President Yeltsin used the opportunity of Clinton's visit to declare his adherence to this view and state that Russia would stick by the reform agenda, if he can help it. Unfortunately, with the IMF unable to put its money where its mouth is, Yeltsin has lost the only source of credibility he has had in recent times. Not surprisingly, the Russian Duma, by voting against Chernomyrdin's prime ministership in the first round on August 31, declared that both Yeltsin and the reforms must go.

CZAREK SOKOLOWSKI/ AP
As the rouble tumbles, moneychangers in Moscow announce the latest exchange rate, on September 4.

IT is not, however, clear what would come in place of the reform. There are few people left in Russia now who disagree with the idea that there must be a return to a more insular policy with currency controls, controls on trade and some relaxation of monetary controls. However, there are bound to be differences on the form and substance of such controls.

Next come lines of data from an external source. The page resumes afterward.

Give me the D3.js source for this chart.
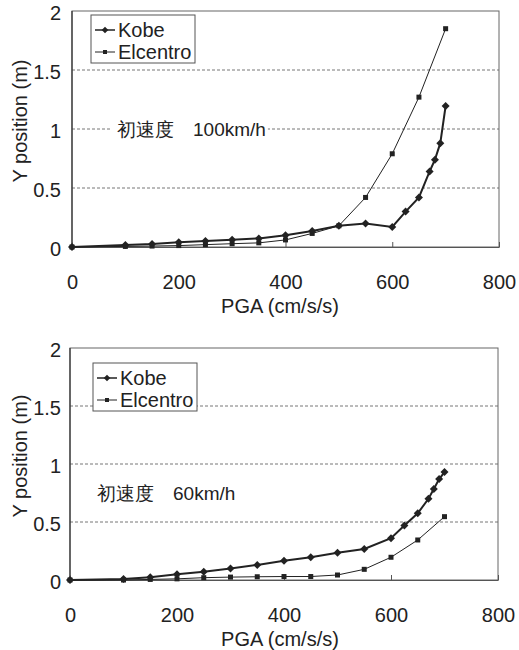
<!DOCTYPE html>
<html>
<head>
<meta charset="utf-8">
<script src="https://cdn.jsdelivr.net/npm/d3@7"></script>
<style>
  body { margin: 0; background: #fff; }
  text { font-family: "Liberation Sans", Arial, sans-serif; fill: #222; }
</style>
</head>
<body>
<svg id="chart" width="519" height="650"></svg>
<script>
// PGA levels (cm/s/s)
const pgaKobe = [0, 100, 150, 200, 250, 300, 350, 400, 450, 500, 550, 600, 625, 650, 670, 680, 690, 700];
const pgaElcentro = [0, 100, 150, 200, 250, 300, 350, 400, 450, 500, 550, 600, 650, 700];

// Y position (m), initial speed 100 km/h
const kobe100 = [0, 0.018, 0.025, 0.04, 0.05, 0.062, 0.073, 0.10, 0.135, 0.18, 0.20, 0.17, 0.30, 0.42, 0.64, 0.74, 0.88, 1.195];
const elcentro100 = [0, 0.005, 0.008, 0.012, 0.02, 0.028, 0.035, 0.06, 0.115, 0.18, 0.42, 0.79, 1.27, 1.85];

// Y position (m), initial speed 60 km/h
const kobe60 = [0, 0.008, 0.023, 0.049, 0.072, 0.10, 0.13, 0.166, 0.196, 0.235, 0.267, 0.36, 0.47, 0.575, 0.70, 0.785, 0.87, 0.93];
const elcentro60 = [0, 0, 0.005, 0.01, 0.02, 0.025, 0.028, 0.03, 0.03, 0.043, 0.092, 0.196, 0.345, 0.546];

const xTicks = [0, 200, 400, 600, 800];
const yTicks = [0, 0.5, 1, 1.5, 2];
const seriesNames = ["Kobe", "Elcentro"];

const svg = d3.select("#chart");
const ink = "#222";
const latin = "Liberation Sans, Arial, sans-serif";

function drawChart(box, kobe, elcentro, note, legendBox) {
    const x = d3.scaleLinear().domain([0, 800]).range([box.left, box.right]);
    const y = d3.scaleLinear().domain([0, 2]).range([box.bottom, box.top]);
    const g = svg.append("g");

    // dashed gridlines
    g.selectAll(".grid")
        .data(yTicks.filter(d => d > 0 && d < 2))
        .enter().append("line")
        .attr("x1", box.left).attr("x2", box.right)
        .attr("y1", d => y(d)).attr("y2", d => y(d))
        .attr("stroke", "#777").attr("stroke-width", 1)
        .attr("stroke-dasharray", "3,2");

    // frame
    g.append("rect")
        .attr("x", box.left).attr("y", box.top)
        .attr("width", box.right - box.left).attr("height", box.bottom - box.top)
        .attr("fill", "none").attr("stroke", "#666").attr("stroke-width", 1);
    g.append("line")
        .attr("x1", box.left).attr("x2", box.left)
        .attr("y1", box.top).attr("y2", box.bottom)
        .attr("stroke", "#333").attr("stroke-width", 1.2);

    // axes
    const xAxis = d3.axisBottom(x).tickValues(xTicks).tickSizeInner(-5).tickSizeOuter(0).tickPadding(28);
    g.append("g")
        .attr("transform", `translate(0,${box.bottom})`)
        .call(xAxis)
        .call(a => a.select(".domain").attr("stroke", "#555"))
        .call(a => a.selectAll(".tick line").attr("stroke", "#555"))
        .call(a => a.selectAll("text").attr("font-size", 20).attr("fill", ink)
            .attr("font-family", latin));

    const yAxis = d3.axisLeft(y).tickValues(yTicks).tickSize(0).tickPadding(box.yPad)
        .tickFormat(d3.format("~g"));
    g.append("g")
        .attr("transform", `translate(${box.left},2)`)
        .call(yAxis)
        .call(a => a.select(".domain").remove())
        .call(a => a.selectAll("text").attr("font-size", 20).attr("fill", ink)
            .attr("font-family", latin));

    // axis titles
    g.append("text")
        .attr("x", 280)
        .attr("y", box.bottom + 66)
        .attr("text-anchor", "middle")
        .attr("font-size", 20)
        .text("PGA (cm/s/s)");
    g.append("text")
        .attr("transform", `translate(27,${(box.top + box.bottom) / 2 - 8}) rotate(-90)`)
        .attr("text-anchor", "middle")
        .attr("font-size", 20)
        .text("Y position (m)");

    // annotation with white background
    const noteText = g.append("text")
        .attr("x", note.x)
        .attr("y", y(note.yv) + 7)
        .attr("font-size", 19)
        .attr("font-family", "'Noto Sans CJK JP', sans-serif")
        .text(note.label);
    const bb = noteText.node().getBBox();
    g.insert("rect", () => noteText.node())
        .attr("x", bb.x - 6).attr("y", bb.y)
        .attr("width", bb.width + 8).attr("height", bb.height)
        .attr("fill", "#fff");

    // lines
    const line = d3.line().x(d => x(d[0])).y(d => y(d[1]));
    const kobePts = pgaKobe.map((p, i) => [p, kobe[i]]);
    const elcPts = pgaElcentro.map((p, i) => [p, elcentro[i]]);

    g.append("path").datum(elcPts).attr("d", line)
        .attr("fill", "none").attr("stroke", ink).attr("stroke-width", 1);
    g.selectAll(".sq").data(elcPts).enter().append("rect")
        .attr("x", d => x(d[0]) - 2.5).attr("y", d => y(d[1]) - 2.5)
        .attr("width", 5).attr("height", 5).attr("fill", ink);

    g.append("path").datum(kobePts).attr("d", line)
        .attr("fill", "none").attr("stroke", ink).attr("stroke-width", 2);
    g.selectAll(".dm").data(kobePts).enter().append("path")
        .attr("transform", d => `translate(${x(d[0])},${y(d[1])}) rotate(45)`)
        .attr("d", d3.symbol().type(d3.symbolSquare).size(32))
        .attr("fill", ink);

    // legend
    const lg = g.append("g");
    lg.append("rect")
        .attr("x", legendBox.x).attr("y", legendBox.y)
        .attr("width", legendBox.w).attr("height", legendBox.h)
        .attr("fill", "#fff").attr("stroke", "#555").attr("stroke-width", 1);
    seriesNames.forEach((name, i) => {
        const cy = legendBox.y + 15 + i * 22;
        const x0 = legendBox.x + 4, x1 = legendBox.x + 24;
        lg.append("line").attr("x1", x0).attr("x2", x1).attr("y1", cy).attr("y2", cy)
            .attr("stroke", ink).attr("stroke-width", i === 0 ? 1.5 : 1);
        if (i === 0) {
            lg.append("path")
                .attr("transform", `translate(${(x0 + x1) / 2},${cy}) rotate(45)`)
                .attr("d", d3.symbol().type(d3.symbolSquare).size(22))
                .attr("fill", ink);
        } else {
            lg.append("rect").attr("x", (x0 + x1) / 2 - 2).attr("y", cy - 2)
                .attr("width", 4).attr("height", 4).attr("fill", ink);
        }
        lg.append("text")
            .attr("x", x1 + 3).attr("y", cy + 7)
            .attr("font-size", 20)
            .text(name);
    });
}

drawChart({left: 72, right: 499, top: 11, bottom: 247, yPad: 11}, kobe100, elcentro100,
    {label: "初速度　100km/h", yv: 1, x: 117}, {x: 91, y: 15, w: 104, h: 48});
drawChart({left: 70, right: 498, top: 348, bottom: 580, yPad: 9}, kobe60, elcentro60,
    {label: "初速度　60km/h", yv: 0.75, x: 97}, {x: 93, y: 363, w: 104, h: 48});
</script>
</body>
</html>
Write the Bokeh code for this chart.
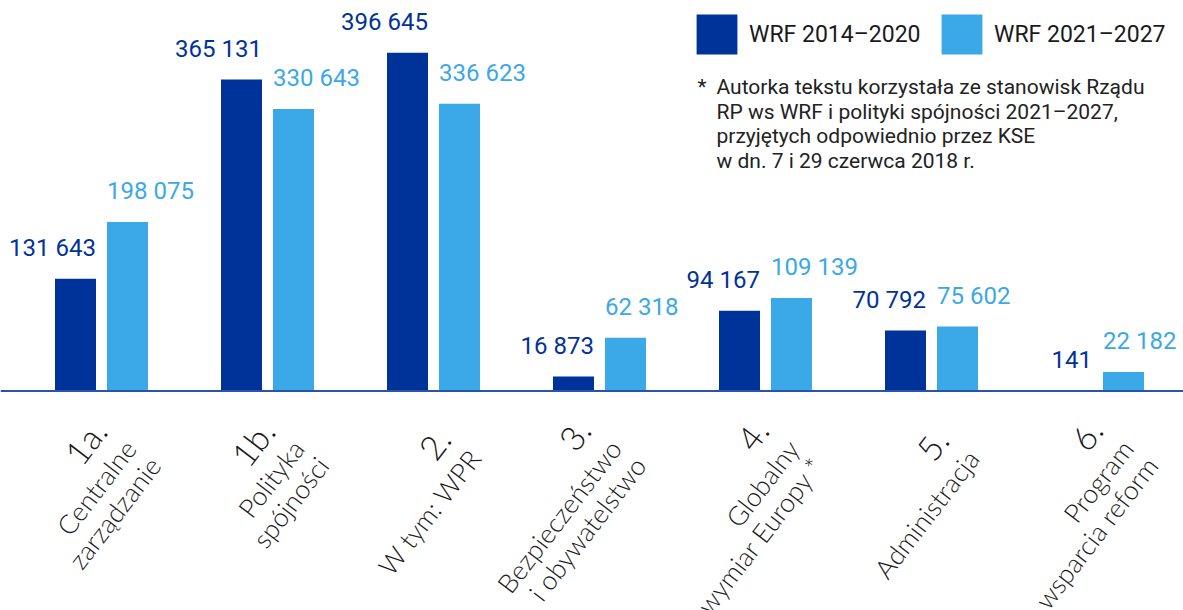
import math
from bokeh.plotting import figure
from bokeh.models import (ColumnDataSource, LabelSet, Label, Span, Legend,
                          LegendItem, Range1d)
from bokeh.transform import dodge
from bokeh.embed import file_html
from bokeh.resources import INLINE
from bokeh.core.properties import value

# ---------------- data ----------------
category_numbers = ["1a.", "1b.", "2.", "3.", "4.", "5.", "6."]
category_names = [
    ["Centralne", "zarządzanie"],
    ["Polityka", "spójności"],
    ["W tym: WPR"],
    ["Bezpieczeństwo", "i obywatelstwo"],
    ["Globalny", "wymiar Europy *"],
    ["Administracja"],
    ["Program", "wsparcia reform"],
]
wrf_2014_2020 = [131643, 365131, 396645, 16873, 94167, 70792, 141]
wrf_2021_2027 = [198075, 330643, 336623, 62318, 109139, 75602, 22182]
series_names = ["WRF 2014–2020", "WRF 2021–2027"]
note_lines = [
    "Autorka tekstu korzystała ze stanowisk Rządu",
    "RP ws WRF i polityki spójności 2021–2027,",
    "przyjętych odpowiednio przez KSE",
    "w dn. 7 i 29 czerwca 2018 r.",
]

# ---------------- style ----------------
DARK = "#003399"
LIGHT = "#3BA8E8"
BASE = "#2a55a6"
TXT = "#1a1a1a"

W, H = 1183, 610
GROUP_PX = 166.0
PX_PER_UNIT = 0.000853
BASE_Y = 390.5          # px from top of zero line
X0_PX = 101.0           # px of first group centre

x_start = -X0_PX / GROUP_PX
x_end = x_start + W / GROUP_PX
y_end = BASE_Y / PX_PER_UNIT
y_start = -(H - BASE_Y) / PX_PER_UNIT

p = figure(width=W, height=H, x_range=Range1d(x_start, x_end),
           y_range=Range1d(y_start, y_end), output_backend="svg",
           toolbar_location=None, min_border=0, x_axis_location=None,
           y_axis_location=None, outline_line_color=None,
           background_fill_color="white", border_fill_color="white")
p.xgrid.visible = False
p.ygrid.visible = False

def fmt(v):
    return f"{v:,}".replace(",", " ")

src = ColumnDataSource(dict(
    x=list(range(len(category_numbers))),
    a=wrf_2014_2020,
    b=wrf_2021_2027,
    la=[fmt(v) for v in wrf_2014_2020],
    lb=[fmt(v) for v in wrf_2021_2027],
))

OFF = 26 / GROUP_PX
BW = 41 / GROUP_PX

r1 = p.vbar(x=dodge("x", -OFF), top="a", bottom=0, width=BW, source=src,
            fill_color=DARK, line_color=None)
r2 = p.vbar(x=dodge("x", OFF), top="b", bottom=0, width=BW, source=src,
            fill_color=LIGHT, line_color=None)

p.add_layout(Span(location=0, dimension="width", line_color=BASE, line_width=2))

p.add_layout(LabelSet(x=dodge("x", -OFF + BW / 2), y="a", text="la", source=src,
                      y_offset=23, text_align="right", text_baseline="alphabetic",
                      text_font=value("Roboto"), text_font_size="24px",
                      text_color=DARK))
p.add_layout(LabelSet(x=dodge("x", OFF - BW / 2), y="b", text="lb", source=src,
                      y_offset=23, text_align="left", text_baseline="alphabetic",
                      text_font=value("Roboto"), text_font_size="24px",
                      text_color=LIGHT))

# ---------------- legend (one per series, placed independently) ----------------
for r, name, lx in [(r1, series_names[0], 691), (r2, series_names[1], 936)]:
    lg = Legend(items=[LegendItem(label=name, renderers=[r])],
                orientation="horizontal", location=(lx, H - 59),
                glyph_width=51, glyph_height=50, label_standoff=7,
                padding=0, margin=0, border_line_color=None,
                background_fill_alpha=0, label_text_font="Roboto",
                label_text_font_size="23px", label_text_color=TXT)
    p.add_layout(lg)

# ---------------- note ----------------
note_base = [86.5, 111.0, 135.5, 160.0]
p.add_layout(Label(x=697, y=H - note_base[0], x_units="screen", y_units="screen",
                   text="*", text_font="Roboto", text_font_size="21px",
                   text_color="#222222", text_baseline="alphabetic"))
for line, b in zip(note_lines, note_base):
    p.add_layout(Label(x=716, y=H - b, x_units="screen", y_units="screen",
                       text=line, text_font="Roboto", text_font_size="21px",
                       text_color="#222222", text_baseline="alphabetic"))

# ---------------- category labels ----------------
# right-end (middle) anchor of the big number, relative to group centre / zero line (px)
big_anchor = [(-3, 33.5), (-1, 33.5), (10, 42.5), (-16, 33.5), (-4, 33.5), (10, 43.5), (-2, 33.5)]
line_shift = [(31.7, 19.0), (56.2, 36.0)]   # right-end of small lines, relative to big anchor
ang = math.radians(52.5)
for i, (num, names) in enumerate(zip(category_numbers, category_names)):
    dx, dy = big_anchor[i]
    p.add_layout(Label(x=i, y=0, x_offset=dx, y_offset=-dy, text=num,
                       angle=ang, text_align="right", text_baseline="middle",
                       text_font="Lato Light", text_font_size="34px", text_color=TXT))
    for k, name in enumerate(names):
        sx, sy = line_shift[k]
        p.add_layout(Label(x=i, y=0, x_offset=dx + sx, y_offset=-(dy + sy), text=name,
                           angle=ang, text_align="right", text_baseline="middle",
                           text_font="Lato Light", text_font_size="26.5px",
                           text_color=TXT))

open("out.html", "w").write(file_html(p, INLINE))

Russia's so-called "oligarchs" are interested in protecting and enhancing the huge wealth they accumulated during the years of privatisation and reform. They are therefore in search of means to freeze the rouble-dollar parity, so as to protect the dollar value of their assets without having to give up the benefits of convertibility. According to reports, they are canvassing to bring in as a consultant Domingo Cavallo, who was the architect of Argentina's hybrid currency board system, "convertibility". However, these oligarchs also want the Central Bank to print money to bail out banks which had, among other things, borrowed dollar funds to finance speculative investments in high-yielding short-term government bonds. The decision to restructure the Government's debt by replacing short-term paper with long-dated securities, coupled with the collapse of the rouble, has rendered these banks bankrupt, necessitating a fresh infusion of funds. Lax money supply to finance such infusion and a currency board system that ties money emission to foreign exchange availability in order to stabilise the exchange rate are obviously contradictory.

But the oligarchs believe that they can have all they want. According to one source, there is a report circulating among the "oligarchs" which makes the case for a New Mobilisation Economy. Under such a regime the burden of adjusting the government's budgetary position would be borne by second-tier businesses while the super-profits of the big industrial groups will be protected as a spur to private sector-led growth.

AS compared with the intentions of the oligarchs, the Communist Opposition is more concerned about clearing wage arrears, expanding social spending and increasing the access of public enterprises to credit. For these purposes they have demanded controlled money emission totalling 30 million roubles to 50 billion roubles. This is to be combined with trade and exchange controls and controls on the workings of the financial sector. As yet they are not too vocal about dealing with the phantoms created by the reform, triggering speculation that the reach of the likes of Boris Berezovsky stretched to the Communists in Parliament.

Only when a new government and its policies are in place can such rumours be checked and the true direction of Russia's development strategy assessed. The only certainty, as of now, is that a retreat from reform is inevitable. What that retreat would mean for Russia's poor and middle classes is yet to be seen.